Exactly as written, quote every line that follows, skipping the images.

__________

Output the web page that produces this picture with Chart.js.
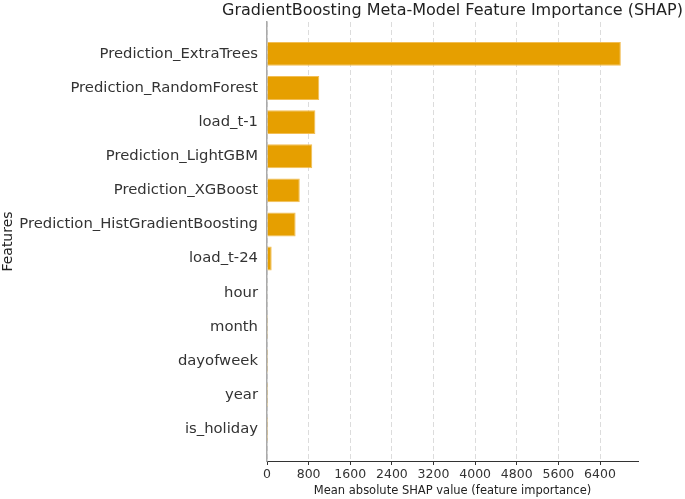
<!DOCTYPE html>
<html>
<head>
<meta charset="utf-8">
<script src="https://cdn.jsdelivr.net/npm/chart.js@4.4.1/dist/chart.umd.min.js"></script>
<style>
  html, body { margin: 0; padding: 0; background: #fff; }
  #wrap { width: 685px; height: 499px; position: relative; }
</style>
</head>
<body>
<div id="wrap"><canvas id="shapChart"></canvas></div>
<script>
// Feature importance data
const features = [
  "Prediction_ExtraTrees",
  "Prediction_RandomForest",
  "load_t-1",
  "Prediction_LightGBM",
  "Prediction_XGBoost",
  "Prediction_HistGradientBoosting",
  "load_t-24",
  "hour",
  "month",
  "dayofweek",
  "year",
  "is_holiday"
];
const shapValues = [6800, 1005, 930, 870, 630, 550, 90, 8, 2, 1, 0.5, 0.2];
const xTicks = [0, 800, 1600, 2400, 3200, 4000, 4800, 5600, 6400];
const chartTitle = "GradientBoosting Meta-Model Feature Importance (SHAP)";

const FONT = "'DejaVu Sans', sans-serif";

// title centred over the plot area (like matplotlib), not over the canvas
const axesTitle = {
  id: "axesTitle",
  afterDraw(chart) {
    const c = chart.ctx;
    const area = chart.chartArea;
    c.save();
    c.font = "16px " + FONT;
    c.fillStyle = "#222";
    c.textAlign = "center";
    c.textBaseline = "middle";
    c.fillText(chartTitle, (area.left + area.right) / 2, 11);
    c.restore();
  }
};

// Horizontal bars
const ctx = document.getElementById("shapChart");
new Chart(ctx, {
  type: "bar",
  data: {
    datasets: [{
      data: features.map((f, i) => ({ x: shapValues[i], y: i })),
      backgroundColor: "#E69F00",
      borderColor: "#F2BE55",
      borderWidth: 1,
      barPercentage: 0.7,
      categoryPercentage: 1.0
    }]
  },
  options: {
    indexAxis: "y",
    responsive: true,
    maintainAspectRatio: false,
    animation: false,
    layout: { padding: { left: 0, right: 47, top: 22, bottom: 1 } },
    plugins: {
      legend: { display: false },
      tooltip: { enabled: false },
      title: { display: false }
    },
    scales: {
      x: {
        type: "linear",
        min: 0,
        max: 7130,
        afterBuildTicks: (scale) => { scale.ticks = xTicks.map(v => ({ value: v })); },
        afterFit: (scale) => { scale.height = 37; },
        ticks: {
          color: "#333",
          font: { family: FONT, size: 12.5 },
          padding: 2,
          maxRotation: 0,
          callback: (v) => String(v)
        },
        grid: {
          color: "#dcdcdc",
          lineWidth: 1,
          drawTicks: true,
          tickLength: 4,
          tickColor: "#333",
          tickWidth: 1
        },
        border: { display: true, color: "#333", width: 1, dash: [5, 3] },
        title: {
          display: true,
          text: "Mean absolute SHAP value (feature importance)",
          color: "#222",
          font: { family: FONT, size: 11.5 },
          padding: { top: 1, bottom: 0 }
        }
      },
      y: {
        type: "linear",
        reverse: true,
        offset: false,
        min: -0.935,
        max: 11.935,
        afterBuildTicks: (scale) => { scale.ticks = features.map((f, i) => ({ value: i })); },
        afterFit: (scale) => { scale.width = 267; },
        ticks: {
          color: "#333",
          font: { family: FONT, size: 14.8 },
          padding: 9,
          autoSkip: false,
          callback: (v) => features[v]
        },
        grid: { display: false, drawTicks: false },
        border: { display: true, color: "#aaa", width: 1.5 },
        title: {
          display: true,
          text: "Features",
          color: "#222",
          font: { family: FONT, size: 14 },
          padding: { top: 0, bottom: 0 }
        }
      }
    }
  },
  plugins: [axesTitle]
});
</script>
</body>
</html>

__________

> [Solved problem]
Output the web page that produces this picture with Chart.js.
<!DOCTYPE html>
<html>
<head>
<meta charset="utf-8">
<script src="https://cdn.jsdelivr.net/npm/chart.js@4.4.1/dist/chart.umd.min.js"></script>
<style>
  html, body { margin: 0; padding: 0; background: #fff; }
  #wrap { width: 685px; height: 499px; position: relative; }
</style>
</head>
<body>
<div id="wrap"><canvas id="shapChart"></canvas></div>
<script>
// Feature importance data
const features = [
  "Prediction_ExtraTrees",
  "Prediction_RandomForest",
  "load_t-1",
  "Prediction_LightGBM",
  "Prediction_XGBoost",
  "Prediction_HistGradientBoosting",
  "load_t-24",
  "hour",
  "month",
  "dayofweek",
  "year",
  "is_holiday"
];
const shapValues = [6800, 1005, 930, 870, 630, 550, 90, 8, 2, 1, 0.5, 0.2];
const xTicks = [0, 800, 1600, 2400, 3200, 4000, 4800, 5600, 6400];
const chartTitle = "GradientBoosting Meta-Model Feature Importance (SHAP)";

const FONT = "'DejaVu Sans', sans-serif";

// title centred over the plot area (like matplotlib), not over the canvas
const axesTitle = {
  id: "axesTitle",
  afterDraw(chart) {
    const c = chart.ctx;
    const area = chart.chartArea;
    c.save();
    c.font = "16px " + FONT;
    c.fillStyle = "#222";
    c.textAlign = "center";
    c.textBaseline = "middle";
    c.fillText(chartTitle, (area.left + area.right) / 2, 11);
    c.restore();
  }
};

// Horizontal bars
const ctx = document.getElementById("shapChart");
new Chart(ctx, {
  type: "bar",
  data: {
    datasets: [{
      data: features.map((f, i) => ({ x: shapValues[i], y: i })),
      backgroundColor: "#E69F00",
      borderColor: "#F2BE55",
      borderWidth: 1,
      barPercentage: 0.7,
      categoryPercentage: 1.0
    }]
  },
  options: {
    indexAxis: "y",
    responsive: true,
    maintainAspectRatio: false,
    animation: false,
    layout: { padding: { left: 0, right: 47, top: 22, bottom: 1 } },
    plugins: {
      legend: { display: false },
      tooltip: { enabled: false },
      title: { display: false }
    },
    scales: {
      x: {
        type: "linear",
        min: 0,
        max: 7130,
        afterBuildTicks: (scale) => { scale.ticks = xTicks.map(v => ({ value: v })); },
        afterFit: (scale) => { scale.height = 37; },
        ticks: {
          color: "#333",
          font: { family: FONT, size: 12.5 },
          padding: 2,
          maxRotation: 0,
          callback: (v) => String(v)
        },
        grid: {
          color: "#dcdcdc",
          lineWidth: 1,
          drawTicks: true,
          tickLength: 4,
          tickColor: "#333",
          tickWidth: 1
        },
        border: { display: true, color: "#333", width: 1, dash: [5, 3] },
        title: {
          display: true,
          text: "Mean absolute SHAP value (feature importance)",
          color: "#222",
          font: { family: FONT, size: 11.5 },
          padding: { top: 1, bottom: 0 }
        }
      },
      y: {
        type: "linear",
        reverse: true,
        offset: false,
        min: -0.935,
        max: 11.935,
        afterBuildTicks: (scale) => { scale.ticks = features.map((f, i) => ({ value: i })); },
        afterFit: (scale) => { scale.width = 267; },
        ticks: {
          color: "#333",
          font: { family: FONT, size: 14.8 },
          padding: 9,
          autoSkip: false,
          callback: (v) => features[v]
        },
        grid: { display: false, drawTicks: false },
        border: { display: true, color: "#aaa", width: 1.5 },
        title: {
          display: true,
          text: "Features",
          color: "#222",
          font: { family: FONT, size: 14 },
          padding: { top: 0, bottom: 0 }
        }
      }
    }
  },
  plugins: [axesTitle]
});
</script>
</body>
</html>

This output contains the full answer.